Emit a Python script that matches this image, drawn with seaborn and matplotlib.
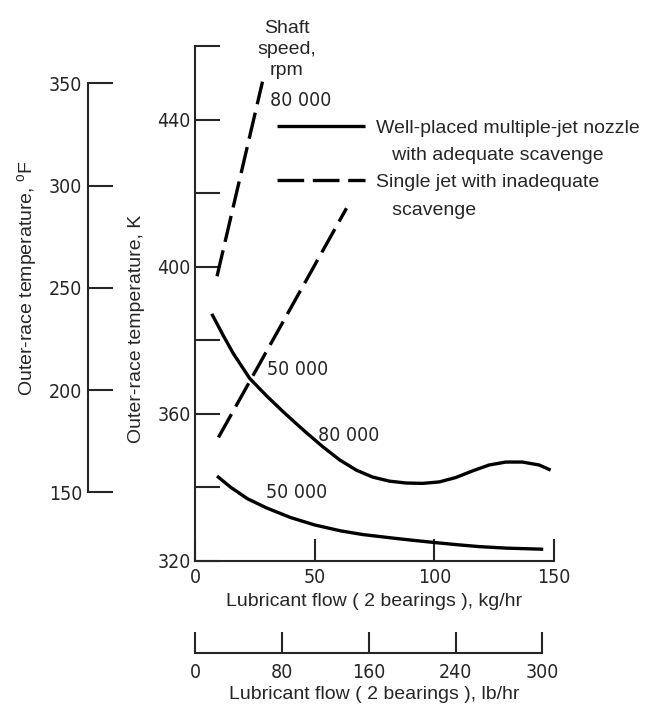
import os
import numpy as np
import pandas as pd
import matplotlib
matplotlib.use("Agg")
import matplotlib.pyplot as plt
import seaborn as sns
from matplotlib.lines import Line2D
from matplotlib.font_manager import FontProperties
from matplotlib import font_manager as fm

# ---------------- data ----------------
flow_multi_80k = [7.0, 11.8, 16.0, 22.9, 29.9, 36.8, 41.0, 46.5, 53.5, 60.4, 67.4, 74.3, 81.3, 88.2,
                  95.1, 102.1, 109.0, 116.0, 122.9, 129.9, 136.8, 143.8, 148.6]
temp_multi_80k = [387.2, 381.3, 376.4, 369.6, 364.9, 360.6, 358.1, 354.9, 351.0, 347.5, 344.7, 342.8,
                  341.7, 341.2, 341.1, 341.5, 342.7, 344.5, 346.1, 346.9, 346.9, 346.1, 344.7]
flow_multi_50k = [9.2, 15, 22, 30, 40, 50, 60.8, 70, 81.7, 90, 100.4, 110, 119, 130, 145.5]
temp_multi_50k = [343.1, 340.0, 336.9, 334.4, 331.8, 329.8, 328.2, 327.2, 326.3, 325.7, 325.0, 324.4,
                  323.9, 323.5, 323.2]
flow_single_80k = [9.2, 28.2]
temp_single_80k = [397.4, 450.3]
flow_single_50k = [9.8, 63.3]
temp_single_50k = [353.6, 415.9]

nozzles = ["multi", "single"]
legend_labels = ["Well-placed multiple-jet nozzle", "   with adequate scavenge",
                 "Single jet with inadequate", "   scavenge"]

k_ticks = [320, 340, 360, 380, 400, 420, 440, 460]
k_ticklabels = ["320", "", "360", "", "400", "", "440", ""]
f_ticks = [150, 200, 250, 300, 350]
kg_ticks = [0, 50, 100, 150]
lb_ticks = [0, 80, 160, 240, 320]
lb_ticklabels = ["0", "80", "160", "240", "300"]

# ---------------- frame ----------------
curves = [
    ("multi", "80 000", flow_multi_80k, temp_multi_80k),
    ("multi", "50 000", flow_multi_50k, temp_multi_50k),
    ("single", "80 000", flow_single_80k, temp_single_80k),
    ("single", "50 000", flow_single_50k, temp_single_50k),
]
rows = []
for noz, spd, fx, ty in curves:
    for a, b in zip(fx, ty):
        rows.append({"flow": a, "temp": b, "nozzle": noz, "curve": noz + spd})
df = pd.DataFrame(rows)

sns.set_style("ticks")
plt.rcParams["font.family"] = ["Liberation Sans", "DejaVu Sans"]
plt.rcParams["axes.linewidth"] = 1.5
plt.rcParams["mathtext.fontset"] = "custom"
plt.rcParams["mathtext.rm"] = "Liberation Sans"
plt.rcParams["lines.solid_capstyle"] = "butt"
plt.rcParams["lines.solid_joinstyle"] = "round"


def pick_narrow():
    found = []
    for f in fm.fontManager.ttflist:
        n = os.path.basename(f.fname).lower()
        if ("narrow" in n or "condensed" in n) and f.weight in (400, "normal", "regular") \
                and f.style == "normal" and "[" not in n and "bold" not in n and "light" not in n \
                and "oblique" not in n and "italic" not in n:
            found.append(f.fname)
    order = ["liberationsansnarrow", "arialn", "dejavusanscondensed", "robotocondensed",
             "opensans", "noto", "lato", "inter"]

    def rank(p):
        n = os.path.basename(p).lower().replace("-", "").replace("_", "")
        for i, key in enumerate(order):
            if key in n:
                return i
        return len(order)
    found.sort(key=rank)
    return found[0] if found else None


narrow_path = pick_narrow()
if narrow_path:
    num_font = FontProperties(fname=narrow_path, size=14)
else:
    num_font = FontProperties(family="Liberation Sans", size=13.5)
word_size = 14

W, H = 650, 707
fig = plt.figure(figsize=(6.5, 7.07), dpi=100)
ax = fig.add_axes([195 / W, 1 - 561 / H, 359 / W, 515 / H])

dash_pat = (8, 2.6)
sns.lineplot(data=df, x="flow", y="temp", style="nozzle", units="curve", estimator=None,
             sort=False, color="black", lw=2.4, style_order=nozzles,
             dashes={"multi": "", "single": dash_pat}, legend=False, ax=ax)

ax.set_xlim(0, 150)
ax.set_ylim(320, 460)
for s in ["top", "right"]:
    ax.spines[s].set_visible(False)
ax.spines["left"].set_bounds(320, 460)
ax.spines["bottom"].set_bounds(0, 150)

ax.set_yticks(k_ticks)
ax.set_yticklabels(k_ticklabels)
ax.set_xticks(kg_ticks)
ax.set_xticklabels([str(v) for v in kg_ticks])
ax.tick_params(axis="y", direction="in", length=18, width=1.5, pad=3)
ax.tick_params(axis="x", direction="in", length=16, width=1.5, pad=5)
for lab in ax.get_xticklabels() + ax.get_yticklabels():
    lab.set_fontproperties(num_font)

ax.set_xlabel("Lubricant flow ( 2 bearings ), kg/hr", fontsize=word_size, labelpad=4)
ax.set_ylabel("Outer-race temperature, K", fontsize=word_size)
ax.yaxis.set_label_coords(-(195 - 145) / 359, (561 - 329) / 515)


# ---- Fahrenheit axis ----
def k_to_f(k):
    return (k - 273.15) * 9 / 5 + 32


ax2 = ax.twinx()
ax2.set_ylim(k_to_f(320), k_to_f(460))
ax2.yaxis.tick_left()
ax2.yaxis.set_label_position("left")
for s in ["top", "right", "bottom"]:
    ax2.spines[s].set_visible(False)
ax2.spines["left"].set_position(("axes", -(195 - 88) / 359))
ax2.spines["left"].set_bounds(f_ticks[0], f_ticks[-1])
ax2.set_yticks(f_ticks)
ax2.set_yticklabels([str(v) for v in f_ticks])
ax2.tick_params(axis="y", direction="in", length=18, width=1.5, pad=4)
for lab in ax2.get_yticklabels():
    lab.set_fontproperties(num_font)
ax2.set_ylabel(r"Outer-race temperature, $^{\mathrm{o}}$F", fontsize=word_size)
ax2.yaxis.set_label_coords(-(195 - 40) / 359, (561 - 278) / 515)

# ---- lb/hr axis ----
ax3 = ax.twiny()
ax3.set_xlim(0, 150 * 2.20462)
ax3.xaxis.tick_bottom()
ax3.xaxis.set_label_position("bottom")
for s in ["top", "right", "left"]:
    ax3.spines[s].set_visible(False)
ax3.spines["bottom"].set_position(("axes", -(653 - 561) / 515))
ax3.spines["bottom"].set_bounds(lb_ticks[0], lb_ticks[-1])
ax3.set_xticks(lb_ticks)
ax3.set_xticklabels(lb_ticklabels)
ax3.tick_params(axis="x", direction="in", length=15, width=1.5, pad=7)
for lab in ax3.get_xticklabels():
    lab.set_fontproperties(num_font)
ax3.set_xlabel("Lubricant flow ( 2 bearings ), lb/hr", fontsize=word_size, labelpad=3)

# ---- annotations ----
ax.text(38.3, 459.0, "Shaft\nspeed,\nrpm", ha="center", va="center", fontsize=word_size,
        linespacing=1.3, clip_on=False)
ax.text(31.2, 445.1, "80 000", fontproperties=num_font, va="center", ha="left")
ax.text(30.0, 372.1, "50 000", fontproperties=num_font, va="center", ha="left")
ax.text(51.3, 354.2, "80 000", fontproperties=num_font, va="center", ha="left")
ax.text(29.6, 338.5, "50 000", fontproperties=num_font, va="center", ha="left")

# ---- legend ----
handles = [Line2D([], [], color="black", lw=2.4),
           Line2D([], [], color="none"),
           Line2D([], [], color="black", lw=2.4, dashes=dash_pat),
           Line2D([], [], color="none")]
ax.legend(handles, legend_labels, loc="upper left",
          bbox_to_anchor=(277 / W, 1 - 119 / H), bbox_transform=fig.transFigure,
          frameon=False, borderpad=0, borderaxespad=0, handlelength=4.5,
          handletextpad=0.6, labelspacing=0.5,
          prop=FontProperties(family="Liberation Sans", size=word_size))

fig.savefig("out.png", dpi=100)
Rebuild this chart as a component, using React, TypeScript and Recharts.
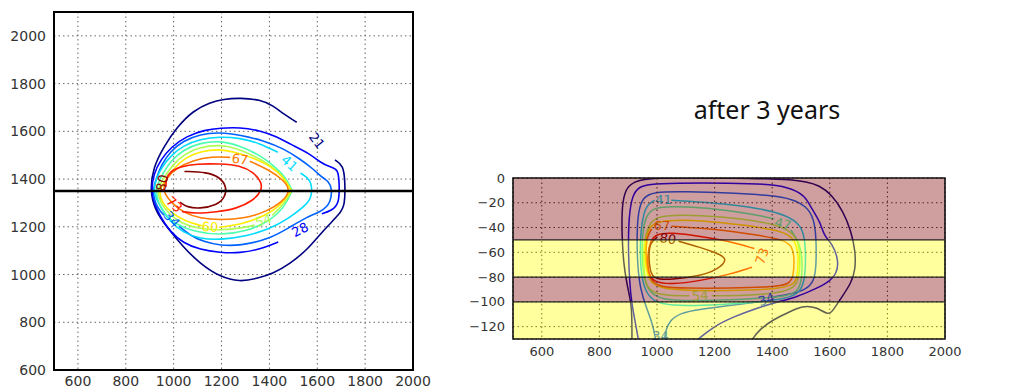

▸ **Stated goal**
Pick out and copy the lines of the entries that hold the string "this".

▸ **Response to the exercise**
Emit a Python script that matches this image, drawn with seaborn and matplotlib.
Rebuild this chart as a component, using React, TypeScript and Recharts.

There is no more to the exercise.